The class operator: a bridge between object and function exemplers
Allen Wirfs-Brock
allen at wirfs-brock.com
Thu Nov 17 16:10:29 PST 2011
On Nov 17, 2011, at 3:47 PM, Jake Verbaten wrote:
> On Thu, Nov 17, 2011 at 11:39 PM, Brendan Eich <brendan at mozilla.com> wrote:
> On Nov 17, 2011, at 3:31 PM, Allen Wirfs-Brock wrote:
>
> > We can debate whether Default Constructors should do a:
> > if (super.constructor isnt Object) super.constructor()

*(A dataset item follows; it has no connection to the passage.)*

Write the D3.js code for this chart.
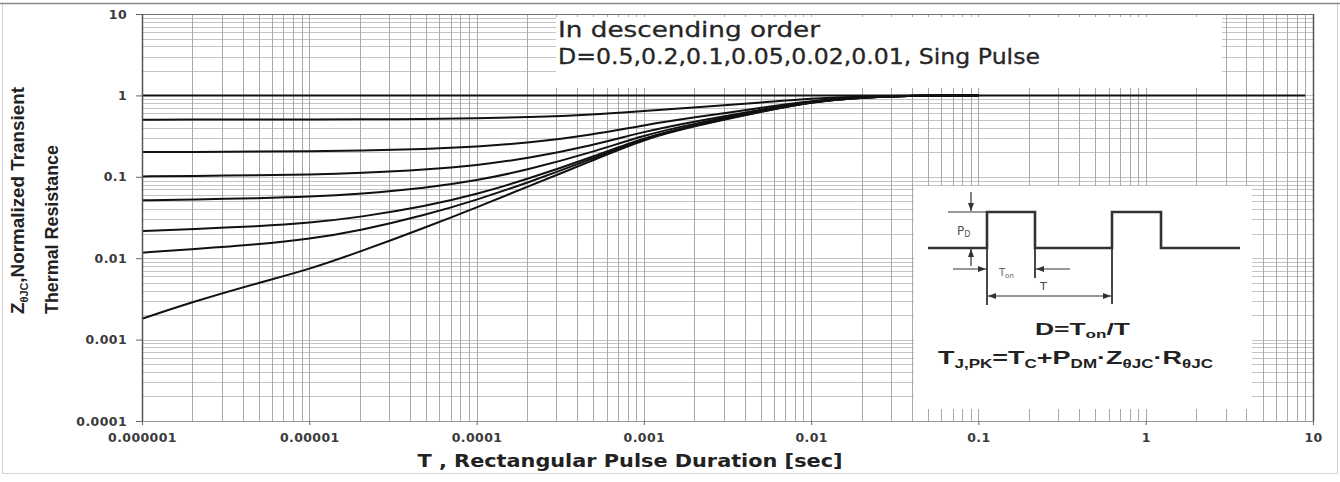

> > but that is a more basic question about whether constructors (default or otherwise) should always do implicit super calls.
>
> We should debate. What do you think?
>
> Personally I cannot think of any examples where this functionality would be unwanted.
>
> This debate will probably depend on the counter examples where invoking the super constructor implicitly is unwanted behavior.
>
> An argument for doing this is that you can use initialize or some other name for constructor like functions that don't implicitly make super calls.
In general, you don't want a constructor to automatically do
super.constructor(...args) because a "sub-exemplar" may use a different argument signature from its "super-exemplar".
For this reason, my first reaction was: If we don't (and we shouldn't) do an implicit super.constructor(...args) call for things like:
{constructor() {} }
then we also should not do it for the [[DefaultConstructor]] created for { }. However, I think I'm wavering. The programmer hasn't actually written any code so there isn't a "different argument signature" to worry about. so, may it would be ok to do a not to Object super.constructor call.